Without a stabilisation in borrowing costs on the debt markets for Italy and Spain and a Europe-wide agreement on the banking system, Fubini said that "the uncertainty will be very high and scrutiny of Italy will grow ever higher."
Italy's borrowing costs are lower than Spain's -- indicating greater investor confidence -- but they have been moving in line with Spanish ones.
The rate on benchmark 10-year Italian government bonds on Friday rose to 5.745 percent, while the rate on Spanish bonds went up to 6.192 percent.
Walter Riolfi, writing in business daily Il Sole 24 Ore, was also wary on the Spanish deal, saying: "For Italy this represents the removal of the filter that separates our country from the group of other countries in difficulty."
As has been the case in Spain, Italian banks have bought up large amounts of domestic government bonds in recent months, making up for reduced foreign demand but also increasing their exposure to the sovereign debt crisis.
The Corriere della Sera daily said concern about possible contagion drove Prime Minister Mario Monti, who is also the finance minister, to play a key role in negotiations leading up to the Spanish bank rescue announced Saturday.

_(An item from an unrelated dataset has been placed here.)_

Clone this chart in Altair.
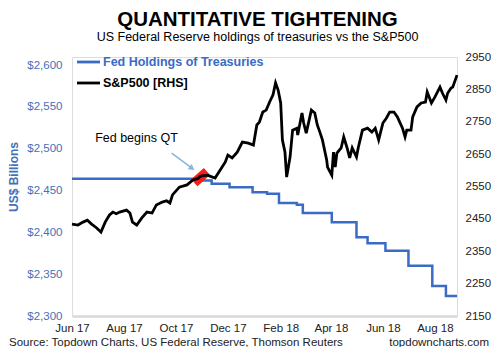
import altair as alt
import pandas as pd

FONT = "Liberation Sans"
BLUE = "#3A6BC5"
LBLUE = "#4470B8"

# Fed holdings of treasuries (US$ bn, left axis) - step series
fed_dates = ["2017-06-01", "2017-10-24", "2017-11-12", "2017-12-03", "2017-12-30",
             "2018-01-16", "2018-01-30", "2018-02-20", "2018-02-27", "2018-04-02",
             "2018-05-01", "2018-05-14", "2018-06-04", "2018-07-01", "2018-07-29",
             "2018-08-14", "2018-08-27"]
fed_values = [2464, 2462, 2458, 2454, 2448,
              2446, 2435, 2433, 2423, 2412,
              2394, 2387, 2378, 2360, 2336,
              2324, 2324]

# S&P500 (right axis)
sp_dates = ["2017-06-01", "2017-06-08", "2017-06-14", "2017-06-19", "2017-06-24", "2017-06-30",
            "2017-07-05", "2017-07-10", "2017-07-15", "2017-07-19", "2017-07-23", "2017-07-27",
            "2017-08-04", "2017-08-08", "2017-08-11", "2017-08-16", "2017-08-22", "2017-08-28",
            "2017-09-03", "2017-09-08", "2017-09-15", "2017-09-20", "2017-09-24", "2017-09-27",
            "2017-10-05", "2017-10-14", "2017-10-21", "2017-10-27", "2017-10-30", "2017-11-07",
            "2017-11-16", "2017-11-22", "2017-11-28", "2017-12-01", "2017-12-06", "2017-12-12",
            "2017-12-18", "2017-12-25", "2017-12-31", "2018-01-04", "2018-01-07", "2018-01-11",
            "2018-01-15", "2018-01-19", "2018-01-23", "2018-01-26", "2018-01-29", "2018-02-01",
            "2018-02-03", "2018-02-06", "2018-02-08", "2018-02-12", "2018-02-15", "2018-02-20",
            "2018-02-21", "2018-02-26", "2018-02-28", "2018-03-03", "2018-03-09", "2018-03-13",
            "2018-03-16", "2018-03-19", "2018-03-22", "2018-03-27", "2018-03-28", "2018-04-02",
            "2018-04-04", "2018-04-06", "2018-04-08", "2018-04-13", "2018-04-16", "2018-04-20",
            "2018-04-23", "2018-04-26", "2018-05-01", "2018-05-03", "2018-05-08", "2018-05-14",
            "2018-05-19", "2018-05-23", "2018-05-27", "2018-06-01", "2018-06-05", "2018-06-09",
            "2018-06-14", "2018-06-18", "2018-06-24", "2018-06-27", "2018-06-29", "2018-07-04",
            "2018-07-06", "2018-07-11", "2018-07-16", "2018-07-21", "2018-07-23", "2018-07-28",
            "2018-08-01", "2018-08-07", "2018-08-10", "2018-08-14", "2018-08-16", "2018-08-20",
            "2018-08-22", "2018-08-27"]
sp_values = [2434, 2431, 2440, 2446, 2434, 2422,
             2409, 2440, 2462, 2471, 2466, 2471,
             2477, 2468, 2440, 2431, 2453, 2471,
             2468, 2493, 2502, 2506, 2499, 2524,
             2548, 2555, 2570, 2575, 2582, 2585,
             2576, 2601, 2626, 2647, 2638, 2656,
             2687, 2684, 2678, 2740, 2749, 2780,
             2786, 2811, 2833, 2870, 2848, 2808,
             2694, 2657, 2579, 2641, 2724, 2730,
             2709, 2777, 2746, 2715, 2786, 2777,
             2740, 2718, 2694, 2632, 2610, 2585,
             2656, 2610, 2653, 2669, 2703, 2669,
             2638, 2669, 2641, 2669, 2724, 2730,
             2718, 2730, 2694, 2746, 2761, 2780,
             2780, 2765, 2730, 2703, 2724, 2724,
             2765, 2796, 2808, 2811, 2842, 2808,
             2826, 2857, 2838, 2817, 2838, 2854,
             2857, 2894]

x_ticks = [(2017, 6), (2017, 8), (2017, 10), (2017, 12), (2018, 2), (2018, 4), (2018, 6), (2018, 8)]
left_ticks = [2300, 2350, 2400, 2450, 2500, 2550, 2600]
right_ticks = [2150, 2250, 2350, 2450, 2550, 2650, 2750, 2850, 2950]

# annotation: QT start marker and arrow (in S&P axis units)
qt_marker_date = ["2017-10-30"]
qt_marker_value = [2579]
arrow_dates = ["2017-09-26", "2017-10-19"]
arrow_values = [2653, 2608]

fed = pd.DataFrame({"date": fed_dates, "value": fed_values})
sp = pd.DataFrame({"date": sp_dates, "value": sp_values})

x_enc = alt.X(
    "date:T",
    scale=alt.Scale(type="utc",
                    domain=[alt.DateTime(year=2017, month=6, date=1, utc=True),
                            alt.DateTime(year=2018, month=8, date=27, utc=True)]),
    axis=alt.Axis(values=[alt.DateTime(year=y, month=m, date=1, utc=True) for y, m in x_ticks],
                  format="%b %y", title=None, ticks=False, grid=False,
                  labelOverlap=False, labelFlush=False, labelAlign="center",
                  domainColor="#d9d9d9", domainWidth=2.5, labelPadding=6,
                  labelFontSize=11.5, labelColor="#222", labelFont=FONT),
)

y_left = alt.Y("value:Q",
               scale=alt.Scale(domain=[2300, 2609.6], nice=False, zero=False),
               axis=alt.Axis(values=left_ticks, format="$,.0f", title=None, ticks=False,
                             domain=False, grid=False, labelPadding=10,
                             labelFontSize=11.5, labelColor=LBLUE, labelFont=FONT))
y_right = alt.Y("value:Q",
                scale=alt.Scale(domain=[2150, 2950], nice=False, zero=False),
                axis=alt.Axis(values=right_ticks, format="d", orient="right", title=None,
                              ticks=False, domain=False, grid=False, labelPadding=8,
                              labelFontSize=11.5, labelColor="#222", labelFont=FONT))

fed_line = alt.Chart(fed).mark_line(color=BLUE, strokeWidth=2.5, interpolate="step-after").encode(
    x=x_enc, y=y_left)

marker = alt.Chart(pd.DataFrame({"date": qt_marker_date, "value": qt_marker_value})).mark_point(
    shape="M-1,-0.55L1,-0.55L1,0.55L-1,0.55Z", filled=True, color="#ff1a1a", opacity=1,
    size=290, angle=318, strokeWidth=0).encode(x=x_enc, y=y_right)

arrow_df = pd.DataFrame({"date": arrow_dates, "value": arrow_values})
arrow = alt.Chart(arrow_df).mark_line(color="#86b6dc", strokeWidth=1.5).encode(x=x_enc, y=y_right)
arrow_head = alt.Chart(arrow_df.iloc[[1]]).mark_point(
    shape="triangle", filled=True, color="#86b6dc", opacity=1, size=45, angle=127).encode(
    x=x_enc, y=y_right)

sp_line = alt.Chart(sp).mark_line(color="#000", strokeWidth=2.8).encode(x=x_enc, y=y_right)

left_group = alt.layer(fed_line)
right_group = alt.layer(marker, arrow, arrow_head, sp_line)


def txt(text, x, y, size, weight="normal", color="#000", align="center", angle=0):
    return alt.Chart(pd.DataFrame({"t": [text]})).mark_text(
        align=align, baseline="middle", fontSize=size, fontWeight=weight, color=color,
        font=FONT, angle=angle).encode(x=alt.value(x), y=alt.value(y), text="t:N")


def seg(x1, x2, y, color):
    return alt.Chart(pd.DataFrame({"a": [0]})).mark_rule(color=color, strokeWidth=2.8).encode(
        x=alt.value(x1), x2=alt.value(x2), y=alt.value(y))


texts = [
    txt("QUANTITATIVE TIGHTENING", 185.5, -37, 20.5, "bold"),
    txt("US Federal Reserve holdings of treasuries vs the S&P500", 185.5, -20, 12.5),
    seg(5, 28, 5, BLUE),
    txt("Fed Holdings of Treasuries", 31, 5, 12.5, "bold", BLUE, "left"),
    seg(5, 28, 26, "#000"),
    txt("S&P500 [RHS]", 31, 26, 12.5, "bold", "#000", "left"),
    txt("Fed begins QT", 64.5, 81, 12.5),
    txt("US$ Billions", -58, 120, 12, "bold", LBLUE, "center", 270),
    txt("Source: Topdown Charts, US Federal Reserve, Thomson Reuters", -63, 286, 11.5, "normal", "#222", "left"),
    txt("topdowncharts.com", 417, 286, 11.5, "normal", "#222", "right"),
]

chart = alt.layer(left_group, right_group, *texts).resolve_scale(y="independent").properties(
    width=385, height=259,
    autosize=alt.AutoSizeParams(type="none"),
    padding={"left": 64, "top": 49, "right": 34, "bottom": 31},
).configure_view(stroke=None).configure(background="white")

chart.save("out.html", embed_options={"renderer": "svg", "actions": False})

"Monti lobbied for Spain not to be lumbered with an austerity plan like the ones for Greece, Ireland and Portugal," the report said. A headline in the daily described the deal as a "move to stop the contagion."
But Daniel Gros, head of the Centre for European Policy Studies in Brussels, warned: "After Spain, there will not be the margins to help Italy. It will be defenceless and forced to help itself if the situation deteriorates."
"For the moment it is holding up. The bond auctions are going very well and the (primary) surplus is significant, but it needs to make more effort," the economics expert said in an interview with La Stampa daily.
Italy's banking system has proved resilient and has required no domestic or foreign bailouts since the financial crisis first broke in 2008, while several major banks have launched successful recapitalisations in recent months.
Italian banks also lack the high property market risk of Spanish ones.
But the picture has darkened since Italy's economy fell back into recession in the second half of last year and Moody's last month downgraded 26 Italian banks including the two biggest ones -- UniCredit and Intesa Sanpaolo.
At the same time, former European commissioner Monti's ambitious programme of austerity measures and structural reforms has encountered growing public opposition as some of the measures including tax increases begin to bite.
In a speech on Saturday ahead of the Spanish rescue announcement, Bank of Italy governor Ignazio Visco said: "With the political deadlock in Greece and severe difficulties in the Spanish banking sector, tensions have re-emerged."
"For Italy, the emergency is not over," he said, emphasising the need for reforms that could lead to "a surge in confidence" in Italy's growth potential and for fiscal discipline "even if at the cost of some short-run difficulties."